Whether the district’s practice of prayer at the graduation ceremony was a violation of the Establishment Clause of the Constitution?

Held.

Yes. Judgment of the lower court affirmed. Even for students who object to the religious exercise, their attendance and participation in the state-sponsored religious activity are in a fair and real sense obligatory, though the school district does not require attendance as a condition for receipt of the diploma. The degree of school involvement here made it clear that the graduation prayers bore the imprint of the state and thus, put school-age children who objected in an untenable position. For a dissenter of high school age, who has a reasonable perception that she is being forced by the state to pray in a manner her conscience will not allow, the injury is no less real.
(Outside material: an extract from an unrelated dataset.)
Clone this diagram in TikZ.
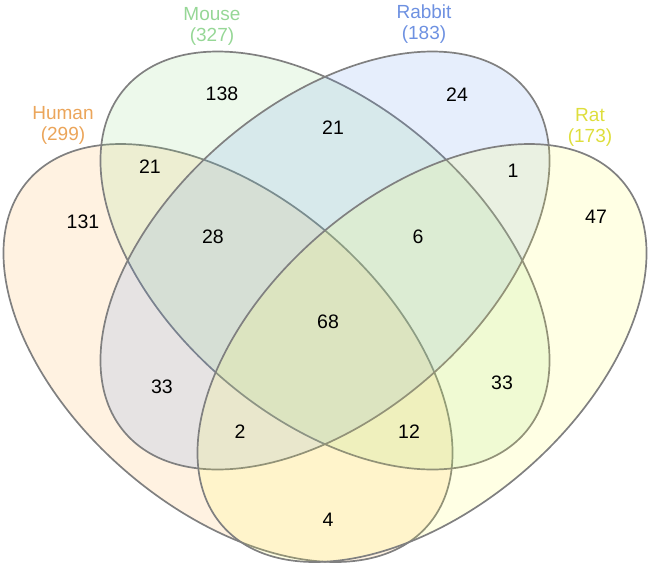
\documentclass[tikz,border=0pt]{standalone}
\usepackage{fontspec}
\setmainfont{Liberation Sans}
\definecolor{humanfill}{RGB}{255,168,55}
\definecolor{mousefill}{RGB}{135,215,122}
\definecolor{rabbitfill}{RGB}{88,142,235}
\definecolor{ratfill}{RGB}{255,255,75}
\definecolor{humantxt}{RGB}{235,165,90}
\definecolor{mousetxt}{RGB}{150,215,150}
\definecolor{rabbittxt}{RGB}{110,145,225}
\definecolor{rattxt}{RGB}{222,222,60}
\definecolor{edge}{RGB}{128,128,128}
\tikzset{
  setshape/.style={draw=edge, line width=1.7pt, fill opacity=0.15},
  num/.style={font=\fontsize{19.5}{22}\selectfont, text=black, inner sep=0pt},
  setlabel/.style={font=\fontsize{19}{21}\selectfont, align=center, inner sep=0pt}
}
\begin{document}
\begin{tikzpicture}[x=1pt,y=-1pt]
\useasboundingbox (0,0) rectangle (650,568);
% ellipses
\path[setshape, fill=humanfill, rotate around={-40.73:(228,353)}] (228,353) ellipse [x radius=263.95, y radius=156.2];
\path[setshape, fill=mousefill, rotate around={-40.73:(325,260.5)}] (325,260.5) ellipse [x radius=263.95, y radius=156.2];
\path[setshape, fill=rabbitfill, rotate around={40.73:(325,260.5)}] (325,260.5) ellipse [x radius=263.95, y radius=156.2];
\path[setshape, fill=ratfill, rotate around={40.73:(422,353)}] (422,353) ellipse [x radius=263.95, y radius=156.2];
% set labels
\node[setlabel, text=humantxt] (lhuman) at (63,125) {Human\\(299)};
\node[setlabel, text=mousetxt] (lmouse) at (212,26) {Mouse\\(327)};
\node[setlabel, text=rabbittxt] (lrabbit) at (424,24) {Rabbit\\(183)};
\node[setlabel, text=rattxt] (lrat) at (590,127) {Rat\\(173)};
% region counts
\node[num] (n138) at (222,94) {138};
\node[num] (n21a) at (150,167) {21};
\node[num] (n131) at (83,222) {131};
\node[num] (n28) at (213,237) {28};
\node[num] (n21b) at (333,128) {21};
\node[num] (n24) at (457,95) {24};
\node[num] (n1) at (513,171) {1};
\node[num] (n47) at (596,217) {47};
\node[num] (n6) at (418,237) {6};
\node[num] (n68) at (328,322) {68};
\node[num] (n33a) at (162,387) {33};
\node[num] (n2) at (240,432) {2};
\node[num] (n33b) at (502,383) {33};
\node[num] (n12) at (409,432) {12};
\node[num] (n4) at (328,520) {4};
\end{tikzpicture}
\end{document}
The state may not, consistent with the Establishment Clause of the Constitution, place primary and secondary school children in this position. Therefore, the district’s practice of prayer at the graduation ceremony was a violation of the Establishment Clause of the Constitution.

Dissent.

In holding that the Establishment Clause of the Constitution prohibits invocations and benedictions at public school ceremonies, the Supreme Court lays waste a tradition that is as old as public school graduation ceremonies themselves. As an instrument of destruction, the Supreme Court invents a boundless and boundlessly manipulatable, test of psychological coercion.
Concurrence. Government pressure to participate in a religious activity is an obvious indication that the government is endorsing or promoting religion. But it is not enough that the government restrain from compelling religious practices, it must not engage in them either.
When public school officials, armed with the state’s authority, convey an endorsement of religion to their students, they strike near the core of the Establishment Clause of the Constitution. However, “ceremonial” their messages may be, they are flatly unconstitutional.

Discussion.

Despite a history of traditions, the Supreme Court held that religious statements made at public school ceremonies violate the Establishment Clause of the Constitution.